§ Data supplied:
# # # # #
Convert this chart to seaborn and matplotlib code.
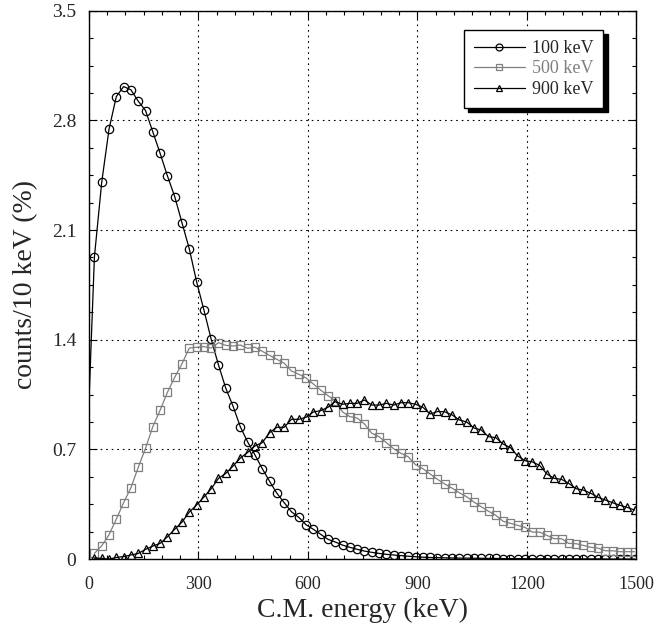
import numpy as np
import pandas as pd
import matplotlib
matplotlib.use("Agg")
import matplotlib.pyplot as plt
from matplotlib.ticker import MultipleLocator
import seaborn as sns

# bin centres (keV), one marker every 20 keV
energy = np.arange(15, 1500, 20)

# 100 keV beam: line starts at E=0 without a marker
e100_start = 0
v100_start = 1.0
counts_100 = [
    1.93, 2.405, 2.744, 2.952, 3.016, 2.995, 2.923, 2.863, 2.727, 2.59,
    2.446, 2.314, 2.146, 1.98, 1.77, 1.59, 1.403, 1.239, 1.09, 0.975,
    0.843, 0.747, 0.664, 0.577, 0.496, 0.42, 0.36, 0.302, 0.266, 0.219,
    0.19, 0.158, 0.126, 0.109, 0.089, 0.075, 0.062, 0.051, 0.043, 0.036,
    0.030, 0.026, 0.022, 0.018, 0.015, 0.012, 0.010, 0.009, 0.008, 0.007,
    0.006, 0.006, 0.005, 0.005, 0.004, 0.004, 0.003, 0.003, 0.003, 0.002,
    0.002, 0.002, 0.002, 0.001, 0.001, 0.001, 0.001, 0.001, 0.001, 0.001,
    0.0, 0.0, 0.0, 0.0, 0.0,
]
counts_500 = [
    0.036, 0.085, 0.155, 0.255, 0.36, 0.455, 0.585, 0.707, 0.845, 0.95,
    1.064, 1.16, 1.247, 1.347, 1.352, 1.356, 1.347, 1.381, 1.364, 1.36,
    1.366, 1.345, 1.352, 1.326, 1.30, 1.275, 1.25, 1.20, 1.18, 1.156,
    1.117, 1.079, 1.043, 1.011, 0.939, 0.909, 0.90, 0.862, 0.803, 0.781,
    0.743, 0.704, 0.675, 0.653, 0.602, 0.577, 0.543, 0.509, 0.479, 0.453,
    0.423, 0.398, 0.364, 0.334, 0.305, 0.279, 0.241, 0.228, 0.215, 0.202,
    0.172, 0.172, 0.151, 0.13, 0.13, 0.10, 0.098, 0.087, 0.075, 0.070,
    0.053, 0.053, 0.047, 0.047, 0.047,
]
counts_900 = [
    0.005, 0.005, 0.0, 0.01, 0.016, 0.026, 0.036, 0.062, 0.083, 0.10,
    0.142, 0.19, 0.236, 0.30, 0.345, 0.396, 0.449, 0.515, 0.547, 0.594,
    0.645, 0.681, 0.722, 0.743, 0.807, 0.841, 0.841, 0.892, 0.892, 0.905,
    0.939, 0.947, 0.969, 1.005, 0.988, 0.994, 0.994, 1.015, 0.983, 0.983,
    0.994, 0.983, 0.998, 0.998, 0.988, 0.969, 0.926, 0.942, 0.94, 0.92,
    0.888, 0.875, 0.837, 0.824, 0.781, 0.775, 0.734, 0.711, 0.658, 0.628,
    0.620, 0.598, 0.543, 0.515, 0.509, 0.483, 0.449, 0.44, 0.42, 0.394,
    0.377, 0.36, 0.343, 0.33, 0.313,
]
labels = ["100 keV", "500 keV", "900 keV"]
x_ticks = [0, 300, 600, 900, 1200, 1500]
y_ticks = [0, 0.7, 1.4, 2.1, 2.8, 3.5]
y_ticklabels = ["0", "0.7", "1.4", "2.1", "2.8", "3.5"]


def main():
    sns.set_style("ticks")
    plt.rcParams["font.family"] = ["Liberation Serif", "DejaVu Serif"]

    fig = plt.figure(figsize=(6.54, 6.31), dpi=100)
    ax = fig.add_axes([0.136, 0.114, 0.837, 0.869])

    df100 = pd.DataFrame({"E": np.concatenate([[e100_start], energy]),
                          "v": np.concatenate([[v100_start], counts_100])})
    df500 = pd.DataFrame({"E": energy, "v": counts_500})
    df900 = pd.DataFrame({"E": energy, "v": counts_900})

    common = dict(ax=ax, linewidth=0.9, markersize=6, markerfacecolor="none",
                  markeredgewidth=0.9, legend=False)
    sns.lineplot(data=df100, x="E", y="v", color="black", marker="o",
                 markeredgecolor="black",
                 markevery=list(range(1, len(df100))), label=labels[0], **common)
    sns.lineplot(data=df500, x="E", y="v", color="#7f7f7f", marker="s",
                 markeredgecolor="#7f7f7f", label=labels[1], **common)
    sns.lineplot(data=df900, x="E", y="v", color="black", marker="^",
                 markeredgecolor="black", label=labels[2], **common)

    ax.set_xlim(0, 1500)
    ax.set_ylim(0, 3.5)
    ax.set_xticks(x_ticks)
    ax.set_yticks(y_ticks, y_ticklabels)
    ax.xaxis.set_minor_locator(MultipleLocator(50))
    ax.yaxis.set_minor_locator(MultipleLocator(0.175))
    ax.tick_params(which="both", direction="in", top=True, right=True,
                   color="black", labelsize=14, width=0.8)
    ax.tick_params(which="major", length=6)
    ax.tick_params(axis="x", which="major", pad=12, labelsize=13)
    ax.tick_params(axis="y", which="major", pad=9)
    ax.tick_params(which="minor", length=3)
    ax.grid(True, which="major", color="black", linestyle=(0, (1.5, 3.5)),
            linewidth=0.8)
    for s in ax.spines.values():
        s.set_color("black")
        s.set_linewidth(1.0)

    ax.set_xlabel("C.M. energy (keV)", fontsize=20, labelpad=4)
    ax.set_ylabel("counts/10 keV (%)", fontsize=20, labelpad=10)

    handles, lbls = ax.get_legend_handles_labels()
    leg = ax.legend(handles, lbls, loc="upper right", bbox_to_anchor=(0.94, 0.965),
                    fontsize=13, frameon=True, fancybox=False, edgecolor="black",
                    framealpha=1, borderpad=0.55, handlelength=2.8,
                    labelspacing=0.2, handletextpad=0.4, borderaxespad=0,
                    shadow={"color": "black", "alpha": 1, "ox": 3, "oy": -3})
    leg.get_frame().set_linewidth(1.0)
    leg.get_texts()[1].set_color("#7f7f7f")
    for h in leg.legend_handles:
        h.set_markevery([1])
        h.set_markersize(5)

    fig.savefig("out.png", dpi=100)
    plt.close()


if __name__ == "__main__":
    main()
# # # # #
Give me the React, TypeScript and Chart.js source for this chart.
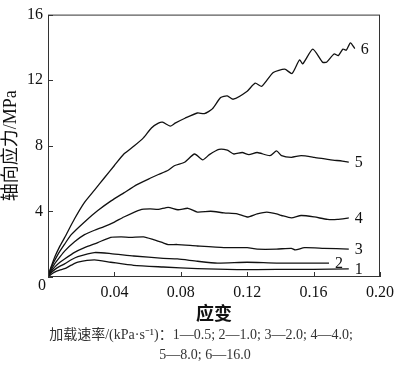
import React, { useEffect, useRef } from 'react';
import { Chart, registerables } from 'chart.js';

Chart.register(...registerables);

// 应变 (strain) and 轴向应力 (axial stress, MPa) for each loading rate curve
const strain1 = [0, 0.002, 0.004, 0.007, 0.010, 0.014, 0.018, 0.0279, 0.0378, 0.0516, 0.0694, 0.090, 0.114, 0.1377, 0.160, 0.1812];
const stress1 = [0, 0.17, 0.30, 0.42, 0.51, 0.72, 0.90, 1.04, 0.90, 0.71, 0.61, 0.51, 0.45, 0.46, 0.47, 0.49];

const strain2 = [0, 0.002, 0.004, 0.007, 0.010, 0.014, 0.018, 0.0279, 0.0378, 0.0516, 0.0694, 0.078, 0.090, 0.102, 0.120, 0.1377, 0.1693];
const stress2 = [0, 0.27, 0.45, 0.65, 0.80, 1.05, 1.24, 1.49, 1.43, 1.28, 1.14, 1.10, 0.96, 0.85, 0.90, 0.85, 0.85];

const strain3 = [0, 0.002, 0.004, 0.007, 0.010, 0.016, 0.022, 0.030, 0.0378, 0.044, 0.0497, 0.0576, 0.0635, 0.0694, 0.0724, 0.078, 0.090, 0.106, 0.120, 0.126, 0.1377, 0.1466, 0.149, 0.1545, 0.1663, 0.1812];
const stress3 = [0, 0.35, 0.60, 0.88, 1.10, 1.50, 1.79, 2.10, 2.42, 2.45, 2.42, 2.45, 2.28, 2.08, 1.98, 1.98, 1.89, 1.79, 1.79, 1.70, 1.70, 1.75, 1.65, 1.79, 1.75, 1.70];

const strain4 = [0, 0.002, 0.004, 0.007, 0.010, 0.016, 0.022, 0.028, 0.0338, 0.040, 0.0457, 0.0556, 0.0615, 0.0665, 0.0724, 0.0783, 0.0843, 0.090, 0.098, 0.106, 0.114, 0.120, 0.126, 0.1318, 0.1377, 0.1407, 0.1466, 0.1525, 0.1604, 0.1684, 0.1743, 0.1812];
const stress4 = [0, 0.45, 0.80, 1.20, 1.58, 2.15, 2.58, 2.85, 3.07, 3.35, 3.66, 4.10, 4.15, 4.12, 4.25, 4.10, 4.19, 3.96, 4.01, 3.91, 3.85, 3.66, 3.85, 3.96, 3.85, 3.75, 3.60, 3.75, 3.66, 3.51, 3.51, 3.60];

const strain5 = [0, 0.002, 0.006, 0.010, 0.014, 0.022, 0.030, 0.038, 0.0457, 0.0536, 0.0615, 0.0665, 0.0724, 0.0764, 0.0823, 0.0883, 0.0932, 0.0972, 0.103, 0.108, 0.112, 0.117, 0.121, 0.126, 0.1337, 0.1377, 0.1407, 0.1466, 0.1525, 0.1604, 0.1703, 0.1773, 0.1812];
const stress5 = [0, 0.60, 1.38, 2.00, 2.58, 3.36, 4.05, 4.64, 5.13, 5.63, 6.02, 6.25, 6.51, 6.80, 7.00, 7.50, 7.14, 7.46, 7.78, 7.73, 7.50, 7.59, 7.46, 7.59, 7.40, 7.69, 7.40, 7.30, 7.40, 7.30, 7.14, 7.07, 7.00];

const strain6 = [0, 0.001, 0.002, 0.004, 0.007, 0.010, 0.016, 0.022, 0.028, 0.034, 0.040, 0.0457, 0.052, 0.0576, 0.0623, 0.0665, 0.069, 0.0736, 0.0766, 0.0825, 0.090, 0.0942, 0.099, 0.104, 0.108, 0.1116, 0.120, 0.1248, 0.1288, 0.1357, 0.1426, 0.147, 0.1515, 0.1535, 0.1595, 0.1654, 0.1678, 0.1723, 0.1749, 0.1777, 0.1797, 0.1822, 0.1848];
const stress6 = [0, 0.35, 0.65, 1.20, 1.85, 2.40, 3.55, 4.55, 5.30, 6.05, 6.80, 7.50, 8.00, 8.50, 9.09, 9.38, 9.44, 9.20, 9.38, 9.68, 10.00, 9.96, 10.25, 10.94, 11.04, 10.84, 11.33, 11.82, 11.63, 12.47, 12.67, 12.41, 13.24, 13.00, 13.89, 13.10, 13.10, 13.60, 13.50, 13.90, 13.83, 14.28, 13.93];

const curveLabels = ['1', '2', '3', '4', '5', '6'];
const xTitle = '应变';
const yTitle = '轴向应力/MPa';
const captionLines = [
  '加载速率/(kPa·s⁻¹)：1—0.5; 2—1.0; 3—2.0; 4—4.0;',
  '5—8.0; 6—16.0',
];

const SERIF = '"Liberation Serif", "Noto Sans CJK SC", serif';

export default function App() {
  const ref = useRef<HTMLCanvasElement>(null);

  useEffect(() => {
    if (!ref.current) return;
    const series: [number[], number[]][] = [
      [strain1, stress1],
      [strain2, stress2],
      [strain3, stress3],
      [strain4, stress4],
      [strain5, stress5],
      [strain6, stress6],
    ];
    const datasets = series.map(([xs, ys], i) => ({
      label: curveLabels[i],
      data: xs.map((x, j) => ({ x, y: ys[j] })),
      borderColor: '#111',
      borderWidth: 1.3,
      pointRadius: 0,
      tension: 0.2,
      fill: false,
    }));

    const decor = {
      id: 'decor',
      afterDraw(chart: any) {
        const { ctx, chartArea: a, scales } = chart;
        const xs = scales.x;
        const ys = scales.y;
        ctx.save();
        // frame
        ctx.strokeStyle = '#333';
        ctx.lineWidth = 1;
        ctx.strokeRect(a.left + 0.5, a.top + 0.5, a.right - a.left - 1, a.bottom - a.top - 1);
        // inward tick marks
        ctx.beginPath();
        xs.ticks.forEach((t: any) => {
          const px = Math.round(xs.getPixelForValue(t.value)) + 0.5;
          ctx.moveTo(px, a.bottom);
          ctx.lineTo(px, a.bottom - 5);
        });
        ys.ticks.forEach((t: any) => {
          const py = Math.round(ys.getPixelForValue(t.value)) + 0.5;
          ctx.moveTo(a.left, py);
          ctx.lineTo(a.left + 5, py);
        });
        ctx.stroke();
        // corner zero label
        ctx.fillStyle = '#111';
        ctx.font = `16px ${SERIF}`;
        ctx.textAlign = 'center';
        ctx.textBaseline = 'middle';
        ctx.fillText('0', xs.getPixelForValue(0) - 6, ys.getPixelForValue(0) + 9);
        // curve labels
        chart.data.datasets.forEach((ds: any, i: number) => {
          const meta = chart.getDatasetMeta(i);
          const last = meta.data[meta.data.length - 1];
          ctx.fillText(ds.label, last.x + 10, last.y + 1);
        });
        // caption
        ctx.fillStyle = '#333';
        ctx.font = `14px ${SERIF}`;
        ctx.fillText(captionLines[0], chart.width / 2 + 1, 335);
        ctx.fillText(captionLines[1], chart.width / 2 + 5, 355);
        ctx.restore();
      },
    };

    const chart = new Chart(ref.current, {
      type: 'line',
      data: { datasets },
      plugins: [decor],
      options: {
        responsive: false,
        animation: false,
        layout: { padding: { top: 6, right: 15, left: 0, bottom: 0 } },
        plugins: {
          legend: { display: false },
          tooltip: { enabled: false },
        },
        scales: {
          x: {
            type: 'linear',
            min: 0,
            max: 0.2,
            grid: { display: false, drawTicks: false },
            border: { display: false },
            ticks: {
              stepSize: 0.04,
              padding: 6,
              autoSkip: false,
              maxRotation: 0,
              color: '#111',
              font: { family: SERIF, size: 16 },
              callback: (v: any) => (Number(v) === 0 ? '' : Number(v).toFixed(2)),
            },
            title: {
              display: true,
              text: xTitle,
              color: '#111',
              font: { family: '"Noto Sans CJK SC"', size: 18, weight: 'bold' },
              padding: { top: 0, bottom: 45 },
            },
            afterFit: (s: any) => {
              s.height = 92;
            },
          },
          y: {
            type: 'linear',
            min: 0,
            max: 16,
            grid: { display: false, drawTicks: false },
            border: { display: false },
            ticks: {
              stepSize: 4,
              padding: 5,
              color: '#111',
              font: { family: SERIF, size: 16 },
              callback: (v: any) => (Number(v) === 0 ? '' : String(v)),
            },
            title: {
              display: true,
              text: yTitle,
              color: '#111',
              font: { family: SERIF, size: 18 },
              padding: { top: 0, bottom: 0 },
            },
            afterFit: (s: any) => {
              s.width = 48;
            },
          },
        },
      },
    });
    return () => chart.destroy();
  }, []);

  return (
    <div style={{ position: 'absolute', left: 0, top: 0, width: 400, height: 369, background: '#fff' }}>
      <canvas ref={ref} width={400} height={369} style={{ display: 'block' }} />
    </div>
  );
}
# # # # #
§ Your instructions: Find how many lines in the records contain the string "this", then give the number alone.

§ Exercise answer: 2